In der Klageschrift wird es auch darum gehen, dass Melanie F. zweimal durch den Täter schwanger wurde. Beim ersten Mal bemerkte nur er die Schwangerschaft, nahm sie unter einem Vorwand mit zum Frauenarzt. Dass der eine Abtreibung durchführte, wurde ihr erst Jahre später klar. Die Anwälte formulieren deshalb im Schreiben ans Gericht: "Papst Franziskus bezeichnet Menschen, die eine Abtreibung initiieren oder vornehmen, als Auftragsmörder. Welchen Wert hat für das Erzbistum Köln ein ungeborenes Kind?"
Angst, sich jemanden anzuvertrauen
Als Melanie F. im Februar 2022 an den Tatort zurückkehrt, begleitet ihr Pflegebruder sie. Für ihn brach eine Welt zusammen, als seine Schwester ihm kurz vor ihrer Zeugenaussage im Strafprozess vom Missbrauch erzählte. Er war als Jugendlicher oft eifersüchtig, weil sie so viel mehr Aufmerksamkeit bekam.

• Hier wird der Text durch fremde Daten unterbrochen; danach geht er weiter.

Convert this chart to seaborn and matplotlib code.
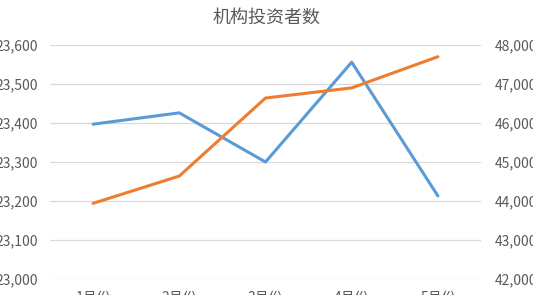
import matplotlib
matplotlib.use("Agg")
import matplotlib.pyplot as plt
import seaborn as sns
import pandas as pd
from matplotlib.ticker import FuncFormatter, FixedLocator

months = ["1月份", "2月份", "3月份", "4月份", "5月份"]
series_left = [23397, 23426, 23300, 23556, 23213]
series_right = [43940, 44640, 46640, 46900, 47700]
left_ticks = [23000, 23100, 23200, 23300, 23400, 23500, 23600]
right_ticks = [42000, 43000, 44000, 45000, 46000, 47000, 48000]
title = "机构投资者数"

sns.set_theme(style="white")
plt.rcParams['font.family'] = ['Noto Sans CJK SC', 'DejaVu Sans']

df = pd.DataFrame({"month": months, "left": series_left, "right": series_right})

fig = plt.figure(figsize=(5.33, 2.95), dpi=100)
ax = fig.add_axes([50/533, 1-279/295, 431/533, (279-45)/295])
ax2 = ax.twinx()

sns.lineplot(data=df, x="month", y="left", ax=ax, color="#5B9BD5", linewidth=2.2, sort=False)
sns.lineplot(data=df, x="month", y="right", ax=ax2, color="#ED7D31", linewidth=2.2, sort=False)

ax.set_xlim(-0.5, 4.5)
ax.set_ylim(23000, 23600)
ax2.set_ylim(42000, 48000)
ax.yaxis.set_major_locator(FixedLocator(left_ticks))
ax2.yaxis.set_major_locator(FixedLocator(right_ticks))
fmt = FuncFormatter(lambda v, p: f"{int(v):,}")
ax.yaxis.set_major_formatter(fmt)
ax2.yaxis.set_major_formatter(fmt)

ax.grid(axis="y", color="#D9D9D9", linewidth=0.9)
ax.grid(axis="x", visible=False)
ax2.grid(False)
for a in (ax, ax2):
    for s in a.spines.values():
        s.set_visible(False)
    a.set_xlabel("")
    a.set_ylabel("")
    a.tick_params(length=0, labelsize=10, colors="#595959")
ax.tick_params(axis="y", pad=9)
ax2.tick_params(axis="y", pad=10)
ax.tick_params(axis="x", pad=8.5)

fig.text(0.5, 1-18/295, title, ha="center", va="center", fontsize=13, color="#595959")

fig.savefig("out.png", dpi=100)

Die Kirchenchefs ihres Pflegevaters hätten verhindern müssen, was im Pfarrhaus Ende der 70er- und in den 80er-Jahren passierte, sagen die Geschwister heute. Melanie F. selbst traute sich damals nicht, mit jemandem zu sprechen: "Wegen der Peinlichkeit, so würde ich das beschreiben. Dass man da nicht irgendwas gesteht, wo die Leute dann mit dem Finger auf einen zeigen."
Niemand schützte die Kinder
Wie viel die Menschen im Umfeld des Täters ahnten, wurde im Strafprozess 2022 am Landgericht klar. Immer mehr Zeuginnen und Zeugen sagten aus, sie hätten gewusst, dass "reihenweise Mädchen im Haus des Priesters übernachteten", wie der Richter später zusammenfasste. Aber niemand sagte etwas. Niemand schützte die Kinder.
Dass ein Pfarrer Pflegekinder hatte, war absolut ungewöhnlich. Es stand damals sogar in einem Artikel des "Kölner Stadt-Anzeiger". Rechtsanwalt Luetjohann sagt, dass aus den Akten hervorgehe, wie lange das Erzbistum gezögert habe, bis es dann schließlich doch zustimmte: "Das Erzbistum, der ehemalige Kardinal Höffner, hat in diesem Fall eine Garantie abgegeben, für die Kirche, auch persönlich sogar, als er sagte: 'Du, Pfarrer Ue., darfst dieses Kind als Pflegekind bei dir aufnehmen.'"
Kardinal Woelki könnte sich als heute Verantwortlicher auf die Verjährung der Taten berufen. Aber selbst dann könnte das Gericht den Prozess trotzdem eröffnen. Eine juristische Besonderheit in diesem Fall. Das Erzbistum Köln könne sich zu laufenden Verfahren nicht äußern, teilte ein Sprecher auf WDR-Anfrage am Dienstagabend mit. Von einer Klage sei dem Bistum nichts bekannt.